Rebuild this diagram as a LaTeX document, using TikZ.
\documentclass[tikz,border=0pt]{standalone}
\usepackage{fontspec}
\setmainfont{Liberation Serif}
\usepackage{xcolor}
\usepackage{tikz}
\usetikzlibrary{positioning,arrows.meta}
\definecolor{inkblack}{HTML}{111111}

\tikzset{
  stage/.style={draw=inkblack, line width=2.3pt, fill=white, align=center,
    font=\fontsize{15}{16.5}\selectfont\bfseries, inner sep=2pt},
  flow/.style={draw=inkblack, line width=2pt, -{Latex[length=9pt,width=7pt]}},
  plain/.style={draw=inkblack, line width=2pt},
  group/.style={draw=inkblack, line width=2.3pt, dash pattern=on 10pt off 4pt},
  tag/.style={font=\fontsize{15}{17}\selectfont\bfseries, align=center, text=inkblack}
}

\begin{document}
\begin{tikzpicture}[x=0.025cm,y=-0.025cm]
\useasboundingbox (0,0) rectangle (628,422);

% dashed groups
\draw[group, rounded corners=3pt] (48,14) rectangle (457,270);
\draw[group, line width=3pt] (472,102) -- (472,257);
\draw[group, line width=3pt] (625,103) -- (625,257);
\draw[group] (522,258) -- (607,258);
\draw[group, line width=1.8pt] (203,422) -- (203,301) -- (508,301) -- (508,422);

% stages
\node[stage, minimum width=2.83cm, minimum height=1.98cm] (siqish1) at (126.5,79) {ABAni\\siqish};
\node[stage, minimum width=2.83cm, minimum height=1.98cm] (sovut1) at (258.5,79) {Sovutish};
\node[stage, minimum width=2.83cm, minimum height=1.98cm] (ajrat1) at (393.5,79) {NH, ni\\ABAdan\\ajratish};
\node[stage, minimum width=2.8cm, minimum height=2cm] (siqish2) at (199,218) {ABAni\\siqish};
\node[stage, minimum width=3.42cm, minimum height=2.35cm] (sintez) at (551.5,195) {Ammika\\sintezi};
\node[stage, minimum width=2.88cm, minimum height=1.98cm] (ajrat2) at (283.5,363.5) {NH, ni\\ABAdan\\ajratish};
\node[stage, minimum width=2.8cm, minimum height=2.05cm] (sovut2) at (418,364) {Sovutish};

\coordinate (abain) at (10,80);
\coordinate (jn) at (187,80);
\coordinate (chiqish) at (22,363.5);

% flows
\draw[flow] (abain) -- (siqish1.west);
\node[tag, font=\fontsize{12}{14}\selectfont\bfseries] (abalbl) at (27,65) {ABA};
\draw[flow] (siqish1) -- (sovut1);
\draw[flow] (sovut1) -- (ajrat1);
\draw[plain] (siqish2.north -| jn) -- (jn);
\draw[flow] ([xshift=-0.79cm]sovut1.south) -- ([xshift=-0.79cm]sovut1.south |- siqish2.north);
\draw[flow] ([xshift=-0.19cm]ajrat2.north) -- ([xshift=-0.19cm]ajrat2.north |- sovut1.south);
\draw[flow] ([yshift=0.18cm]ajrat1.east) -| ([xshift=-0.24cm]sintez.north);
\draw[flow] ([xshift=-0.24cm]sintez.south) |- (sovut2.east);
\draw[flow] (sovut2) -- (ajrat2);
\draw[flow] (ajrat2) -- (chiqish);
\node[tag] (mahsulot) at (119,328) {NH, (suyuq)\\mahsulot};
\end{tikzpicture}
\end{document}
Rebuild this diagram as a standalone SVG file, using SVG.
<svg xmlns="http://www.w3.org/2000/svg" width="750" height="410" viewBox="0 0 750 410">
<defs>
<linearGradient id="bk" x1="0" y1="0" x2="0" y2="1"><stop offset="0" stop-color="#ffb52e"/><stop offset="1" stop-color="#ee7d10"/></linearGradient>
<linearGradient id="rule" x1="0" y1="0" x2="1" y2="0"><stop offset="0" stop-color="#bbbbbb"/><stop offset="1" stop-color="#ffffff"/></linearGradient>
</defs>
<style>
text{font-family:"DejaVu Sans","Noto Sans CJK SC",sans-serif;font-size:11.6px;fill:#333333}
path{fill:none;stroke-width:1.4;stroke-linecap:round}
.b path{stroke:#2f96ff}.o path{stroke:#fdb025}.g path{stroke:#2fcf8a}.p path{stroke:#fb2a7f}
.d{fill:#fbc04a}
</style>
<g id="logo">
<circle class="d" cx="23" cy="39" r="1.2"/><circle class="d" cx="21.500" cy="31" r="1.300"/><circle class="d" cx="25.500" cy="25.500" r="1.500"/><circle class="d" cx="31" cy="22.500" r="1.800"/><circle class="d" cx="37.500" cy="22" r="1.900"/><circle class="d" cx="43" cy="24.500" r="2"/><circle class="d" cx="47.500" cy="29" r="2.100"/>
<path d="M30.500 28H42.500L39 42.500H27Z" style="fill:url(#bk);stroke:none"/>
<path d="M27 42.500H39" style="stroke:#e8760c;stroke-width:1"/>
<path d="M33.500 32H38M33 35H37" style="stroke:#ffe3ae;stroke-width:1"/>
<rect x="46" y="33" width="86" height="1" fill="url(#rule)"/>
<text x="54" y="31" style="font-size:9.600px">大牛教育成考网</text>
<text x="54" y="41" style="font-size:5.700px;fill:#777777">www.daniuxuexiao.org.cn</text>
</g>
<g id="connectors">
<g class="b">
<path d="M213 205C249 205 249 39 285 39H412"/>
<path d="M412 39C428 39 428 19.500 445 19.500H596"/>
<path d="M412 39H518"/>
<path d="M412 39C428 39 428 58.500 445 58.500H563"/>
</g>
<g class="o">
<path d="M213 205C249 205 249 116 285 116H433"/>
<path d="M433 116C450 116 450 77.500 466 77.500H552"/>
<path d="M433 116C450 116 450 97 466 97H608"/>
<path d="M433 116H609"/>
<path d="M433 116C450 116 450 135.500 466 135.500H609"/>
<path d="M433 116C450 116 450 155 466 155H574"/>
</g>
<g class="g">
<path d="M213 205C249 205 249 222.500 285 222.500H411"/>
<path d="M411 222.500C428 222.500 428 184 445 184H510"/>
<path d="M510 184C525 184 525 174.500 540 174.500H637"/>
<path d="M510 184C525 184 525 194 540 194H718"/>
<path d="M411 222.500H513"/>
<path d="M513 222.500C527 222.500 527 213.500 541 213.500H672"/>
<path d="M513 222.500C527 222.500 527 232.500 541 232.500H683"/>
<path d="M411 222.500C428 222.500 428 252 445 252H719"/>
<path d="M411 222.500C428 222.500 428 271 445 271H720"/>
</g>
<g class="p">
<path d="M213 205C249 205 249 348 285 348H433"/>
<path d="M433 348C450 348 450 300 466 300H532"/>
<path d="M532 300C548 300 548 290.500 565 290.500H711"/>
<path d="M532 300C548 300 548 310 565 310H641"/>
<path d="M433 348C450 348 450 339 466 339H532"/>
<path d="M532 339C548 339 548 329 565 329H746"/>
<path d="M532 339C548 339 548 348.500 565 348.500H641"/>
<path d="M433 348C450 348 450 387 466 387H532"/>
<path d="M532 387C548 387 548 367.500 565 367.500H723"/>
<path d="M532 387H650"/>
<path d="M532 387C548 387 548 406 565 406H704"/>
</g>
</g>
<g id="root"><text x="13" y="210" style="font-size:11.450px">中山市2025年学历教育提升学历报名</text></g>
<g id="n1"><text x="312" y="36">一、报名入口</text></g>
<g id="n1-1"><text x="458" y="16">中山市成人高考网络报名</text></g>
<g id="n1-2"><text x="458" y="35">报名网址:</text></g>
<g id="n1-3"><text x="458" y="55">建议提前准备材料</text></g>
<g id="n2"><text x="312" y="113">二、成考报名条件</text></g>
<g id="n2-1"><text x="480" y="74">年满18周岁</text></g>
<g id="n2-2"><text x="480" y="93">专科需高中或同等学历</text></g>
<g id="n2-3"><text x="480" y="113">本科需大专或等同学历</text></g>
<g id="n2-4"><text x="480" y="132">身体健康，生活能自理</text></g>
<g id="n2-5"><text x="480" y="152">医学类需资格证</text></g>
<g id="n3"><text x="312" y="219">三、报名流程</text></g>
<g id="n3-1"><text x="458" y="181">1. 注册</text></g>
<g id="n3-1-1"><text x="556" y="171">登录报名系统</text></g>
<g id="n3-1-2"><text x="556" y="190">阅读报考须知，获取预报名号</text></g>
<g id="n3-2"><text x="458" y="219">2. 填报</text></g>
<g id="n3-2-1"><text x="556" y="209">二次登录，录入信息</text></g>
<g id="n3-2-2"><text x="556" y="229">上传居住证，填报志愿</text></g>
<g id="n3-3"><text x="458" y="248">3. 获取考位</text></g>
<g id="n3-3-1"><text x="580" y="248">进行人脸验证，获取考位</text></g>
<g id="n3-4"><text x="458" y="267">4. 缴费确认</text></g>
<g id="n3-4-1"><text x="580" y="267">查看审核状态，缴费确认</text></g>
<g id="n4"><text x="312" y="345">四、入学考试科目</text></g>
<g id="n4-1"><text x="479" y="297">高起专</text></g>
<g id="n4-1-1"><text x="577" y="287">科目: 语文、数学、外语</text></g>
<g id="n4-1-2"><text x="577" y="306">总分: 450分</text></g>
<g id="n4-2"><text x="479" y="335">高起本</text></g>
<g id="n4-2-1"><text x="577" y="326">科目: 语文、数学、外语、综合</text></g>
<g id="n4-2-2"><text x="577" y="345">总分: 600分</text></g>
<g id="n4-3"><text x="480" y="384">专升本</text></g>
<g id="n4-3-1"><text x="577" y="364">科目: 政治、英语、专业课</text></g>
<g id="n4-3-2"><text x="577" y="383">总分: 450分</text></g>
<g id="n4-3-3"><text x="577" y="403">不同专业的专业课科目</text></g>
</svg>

________

TASK OBJECTIVE =>
Only the lines from the opening of the material through the line with "(0,0) rectangle (628,422);" should be echoed, exactly as written.

EXERCISE SOLUTION =>
Rebuild this diagram as a LaTeX document, using TikZ.
\documentclass[tikz,border=0pt]{standalone}
\usepackage{fontspec}
\setmainfont{Liberation Serif}
\usepackage{xcolor}
\usepackage{tikz}
\usetikzlibrary{positioning,arrows.meta}
\definecolor{inkblack}{HTML}{111111}

\tikzset{
  stage/.style={draw=inkblack, line width=2.3pt, fill=white, align=center,
    font=\fontsize{15}{16.5}\selectfont\bfseries, inner sep=2pt},
  flow/.style={draw=inkblack, line width=2pt, -{Latex[length=9pt,width=7pt]}},
  plain/.style={draw=inkblack, line width=2pt},
  group/.style={draw=inkblack, line width=2.3pt, dash pattern=on 10pt off 4pt},
  tag/.style={font=\fontsize{15}{17}\selectfont\bfseries, align=center, text=inkblack}
}

\begin{document}
\begin{tikzpicture}[x=0.025cm,y=-0.025cm]
\useasboundingbox (0,0) rectangle (628,422);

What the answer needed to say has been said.